Afin d’être efficace, la loi devra prévoir la mise en place de campagnes permanentes de sensibilisation, des mesures d’accompagnement pour les parents ainsi que la formation des professionnels de l’enfance, de la santé, de l’éducation, des travailleurs sociaux, de la justice et de la police concernant les VEO, en continuité avec la prévention et la sensibilisation à la VEO incluses dans le 1er plan interministériel 2017-2019 de mobilisation et de lutte contre la violence faite aux enfants.
En février 2017, la Lituanie a voté cette loi à l’unanimité, tout comme le Brésil en 2014. La Mongolie, la Slovénie l’ont également votée en 2016. Nous espérons que vous porterez également ce projet pour la France, « pays des droits de l’homme », en visant une large majorité, car cette loi est transpartisane et nous concerne tous.

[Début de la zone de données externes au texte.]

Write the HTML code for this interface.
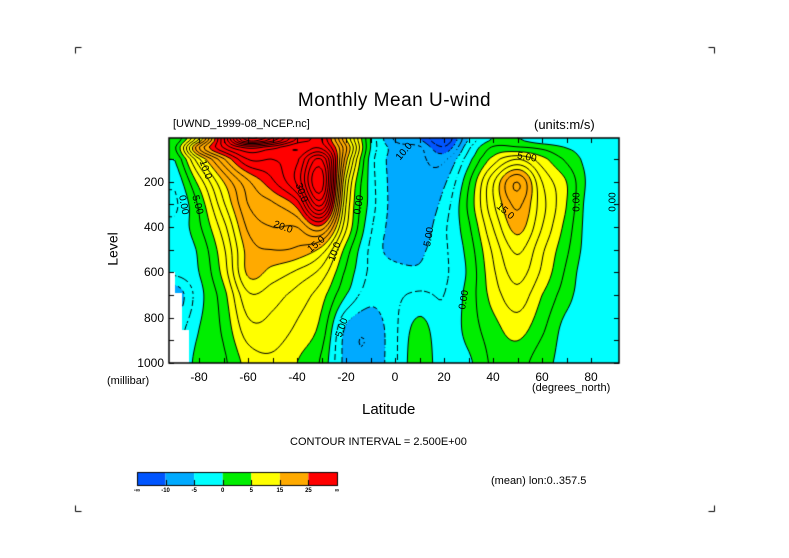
<!DOCTYPE html>
<html><head><meta charset="utf-8"><style>
body{margin:0;background:#fff;width:789px;height:558px;overflow:hidden;position:relative;font-family:"Liberation Sans",sans-serif;color:#000}
.t{position:absolute;white-space:nowrap;line-height:1}
canvas{position:absolute;left:0;top:0}
</style></head><body>
<canvas id="cv" width="789" height="558"></canvas>
<div class="t" style="left:0;width:789px;text-align:center;top:91px;font-size:19px;letter-spacing:0.5px">Monthly Mean U-wind</div>
<div class="t" style="left:173px;top:119px;font-size:11px">[UWND_1999-08_NCEP.nc]</div>
<div class="t" style="left:534px;top:118px;font-size:13px">(units:m/s)</div>
<div class="t" style="left:96px;top:242px;font-size:14px;transform:rotate(-90deg)">Level</div>
<div class="t" style="left:107px;top:376px;font-size:11px">(millibar)</div>
<div class="t" style="left:532px;top:383px;font-size:11px">(degrees_north)</div>
<div class="t" style="left:362px;top:402px;font-size:15px">Latitude</div>
<div class="t" style="left:290px;top:437px;font-size:11px">CONTOUR INTERVAL = 2.500E+00</div>
<div class="t" style="left:491px;top:476px;font-size:11px">(mean) lon:0..357.5</div>
<div id="labels"></div>
<script>
const lats=[-90,-80,-70,-60,-50,-40,-30,-20,-10,0,10,20,30,40,50,60,70,80,90];
const levels=[10,50,100,200,300,400,500,600,700,850,1000];
const u10 =[0,12,32,50,45,35,30,15,0,-8,-10,-15,-5,0,0,-2,-2,-2,-2];
const u50 =[2,20,30,35,33,30,32,18,0,-6,-7,-12,-3,3,3,2,0,-1,-1];
const u100=[0,12,22,30,30,32,40,16,-1,-6,-7,-8,-1,6,10,6,2,-1,-1];
const u200=[-2,6,15,22,27,33,44,12,-1,-6,-7,-5.5,2,12,20,10,5,-1,-1];
const u300=[-3,3,12,20,22,26,38,10,-1,-6,-7,-4,3,12,18,11,5,-1.5,-1];
const u400=[-2,2,9,18,20,20,24,8,-2,-6,-6.5,-3,2,10,16,10,4,-1.5,-1];
const u500=[-2,0.5,7,16,17.5,17,14,4,-3,-6,-5.5,-3,1,8,13,8,3,-1.5,-1];
const u600=[-2,0,6,15.5,14,12,9,2,-3,-4,-4.5,-3,0.5,7,11,7,2,-2,-1];
const u700=[-7,-1,4,12,11,9,6,0,-4,-3,-2,-2.5,1,6,9,5,1,-2,-1];
const u850=[-4,0,3,9,9,7,4,-5.5,-7,-3,1,-2,1,4,6,3,-1,-2,-1];
const u1000=[-3,1,2,6,7,5,2,-6,-7,-3,2,-2,-0.5,3,3.5,1,-1,-2,-1];
const field=[u10,u50,u100,u200,u300,u400,u500,u600,u700,u850,u1000];
const yTicks=[200,400,600,800,1000];
const xTicks=[-80,-60,-40,-20,0,20,40,60,80];
const cbLabels=["-∞","-10","-5","0","5","15","25","∞"];
const cbBounds=[-1e9,-10,-5,0,5,15,25,1e9];
const cbColors=["#0055ff","#00aaff","#00ffff","#00ee00","#ffff00","#ffaa00","#ff0000"];

const X0=169,X1=619,Y0=138,Y1=363;
const xs=lat=>395+lat*2.45;
const ys=p=>363-(1000-p)*0.2265;
const cv=document.getElementById('cv'),c=cv.getContext('2d');
function cr(p0,p1,p2,p3,t){return 0.5*((2*p1)+(-p0+p2)*t+(2*p0-5*p1+4*p2-p3)*t*t+(-p0+3*p1-3*p2+p3)*t*t*t);}
function fracIdx(arr,pos){
  if(pos<=arr[0])return 0; const n=arr.length;
  if(pos>=arr[n-1])return n-1;
  for(let i=0;i<n-1;i++)if(pos<=arr[i+1])return i+(pos-arr[i])/(arr[i+1]-arr[i]);
}
const colPx=lats.map(xs),rowPx=levels.map(ys);
function g(r,ci){r=Math.max(0,Math.min(levels.length-1,r));ci=Math.max(0,Math.min(lats.length-1,ci));return field[r][ci];}
function val(x,y){
  const fc=fracIdx(colPx,x),fr=fracIdx(rowPx,y);
  const ci=Math.min(Math.floor(fc),lats.length-2),ri=Math.min(Math.floor(fr),levels.length-2);
  const tc=fc-ci,tr=fr-ri;const rows=[];
  for(let k=-1;k<=2;k++){const r=ri+k;rows.push(cr(g(r,ci-1),g(r,ci),g(r,ci+1),g(r,ci+2),tc));}
  return cr(rows[0],rows[1],rows[2],rows[3],tr);
}
const W=X1-X0,H=Y1-Y0;
const img=c.createImageData(W,H);
const rgb=cbColors.map(h=>[parseInt(h.substr(1,2),16),parseInt(h.substr(3,2),16),parseInt(h.substr(5,2),16)]);
for(let j=0;j<H;j++)for(let i=0;i<W;i++){
  const v=val(X0+i+0.5,Y0+j+0.5);let k=6;for(let q=0;q<7;q++)if(v<cbBounds[q+1]){k=q;break;}
  const o=(j*W+i)*4;img.data[o]=rgb[k][0];img.data[o+1]=rgb[k][1];img.data[o+2]=rgb[k][2];img.data[o+3]=255;
}
c.putImageData(img,X0,Y0);
const S=3,nx=Math.ceil(W/S),ny=Math.ceil(H/S);const G=[];
for(let j=0;j<=ny;j++){G.push([]);for(let i=0;i<=nx;i++)G[j].push(val(X0+Math.min(i*S,W),Y0+Math.min(j*S,H)));}
c.strokeStyle="#000";c.lineWidth=1;
function contour(lv,dashed){
  c.beginPath();
  for(let j=0;j<ny;j++)for(let i=0;i<nx;i++){
    const a=G[j][i],b=G[j][i+1],d=G[j+1][i],e=G[j+1][i+1];
    const px=X0+i*S,py=Y0+j*S;const pts=[];
    if((a<lv)!=(b<lv))pts.push([px+S*(lv-a)/(b-a),py]);
    if((b<lv)!=(e<lv))pts.push([px+S,py+S*(lv-b)/(e-b)]);
    if((d<lv)!=(e<lv))pts.push([px+S*(lv-d)/(e-d),py+S]);
    if((a<lv)!=(d<lv))pts.push([px,py+S*(lv-a)/(d-a)]);
    if(pts.length>=2){ if(dashed&&((i+j)%3==0))continue;
      c.moveTo(pts[0][0],pts[0][1]);c.lineTo(pts[1][0],pts[1][1]);
      if(pts.length==4){c.moveTo(pts[2][0],pts[2][1]);c.lineTo(pts[3][0],pts[3][1]);}}
  }
  c.stroke();
}
for(let lv=-20;lv<=60;lv+=2.5){contour(Math.abs(lv)<1e-6?0:lv,lv<-1e-6);}
c.fillStyle="#fff";c.beginPath();
c.moveTo(X0,272);c.lineTo(175,272);c.lineTo(175,293);c.lineTo(182,293);c.lineTo(182,330);c.lineTo(189,330);c.lineTo(189,Y1);c.lineTo(X0,Y1);c.closePath();c.fill();
c.strokeStyle="#000";c.lineWidth=1.5;c.strokeRect(X0,Y0,W,H);c.lineWidth=1;
c.beginPath();
for(let p=100;p<=1000;p+=100){const y=Math.round(ys(p))+0.5;c.moveTo(X0,y);c.lineTo(X0+5,y);c.moveTo(X1,y);c.lineTo(X1-5,y);}
for(let l=-80;l<=80;l+=10){const x=Math.round(xs(l))+0.5;c.moveTo(x,Y1);c.lineTo(x,Y1-5);c.moveTo(x,Y0);c.lineTo(x,Y0+5);}
[[75,47,1,1],[714,47,-1,1],[75,511,1,-1],[714,511,-1,-1]].forEach(([x,y,dx,dy])=>{c.moveTo(x+0.5,y+0.5+dy*6);c.lineTo(x+0.5,y+0.5);c.lineTo(x+0.5+dx*6,y+0.5);});
c.stroke();
const cbx=137,cbw=200/7;
cbColors.forEach((col,i)=>{c.fillStyle=col;c.fillRect(cbx+i*cbw,472,cbw,14);});
c.strokeStyle="#000";c.strokeRect(cbx+0.5,472.5,200,13);
c.beginPath();for(let i=1;i<7;i++){const x=Math.round(cbx+i*cbw)+0.5;c.moveTo(x,480);c.lineTo(x,486);}c.stroke();
const L=document.getElementById('labels');
function addT(txt,x,y,fs,name,extra){const d=document.createElement('div');d.className='t';d.textContent=txt;d.style.left=x+'px';d.style.top=y+'px';d.style.fontSize=fs+'px';if(extra)d.style.cssText+=extra;


L.appendChild(d);}
yTicks.forEach(p=>addT(String(p),130,ys(p)-6,12,'y-tick-label',';width:34px;text-align:right'));
xTicks.forEach(l=>addT(String(l),xs(l)-20,371,12,'x-tick-label',';width:40px;text-align:center'));
cbLabels.forEach((t,i)=>addT(t,cbx+i*cbw-10,488,6,'colorbar-label',';width:20px;text-align:center;font-weight:bold'));
[["10.0",205,170,70],["5.00",197,205,75],["0.00",183,205,80],["30.0",301,193,70],["20.0",283,228,20],["15.0",317,245,-40],["10.0",336,252,-70],["0.00",360,205,-80],["10.0",405,152,-50],["5.00",430,237,-80],["5.00",343,328,-70],["0.00",465,300,-80],["15.0",505,212,40],["5.00",527,158,10],["0.00",578,202,-90],["0.00",614,202,-90]].forEach(a=>addT(a[0],a[1]-10,a[2]-5,10,'contour-label',';background:transparent;transform:rotate('+a[3]+'deg)'));
</script>
</body></html>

Nous ne pouvons nous résoudre à ce que la France soit la dernière à y mettre fin dans l’union européenne.
Nos associations se sont unies pour vous proposer de faire avancer ce sujet en France en mettant à votre disposition leurs connaissances, leurs expertises, leur expérience du travail mené pour le vote de la loi en 2016, ainsi que leurs liens avec le Conseil de l’Europe, l’ONU et Global Initiative to End All Corporal Punishment of Children, l’organisation qui œuvre dans le monde pour l’abolition des châtiments corporels.
Madame, Monsieur, en tant que candidat-e à la présidence de la République, nous souhaitons savoir si vous vous engagez à légiférer, une fois élu-e, contre les violences éducatives ordinaires et espérons pouvoir vous rencontrer pour évoquer les possibles actions communes.
En vous remerciant de l’attention portée à ce courrier, et dans l’attente d’une réponse de votre part, nous vous prions d’agréer, Madame, Monsieur, l’expression de notre considération la plus respectueuse.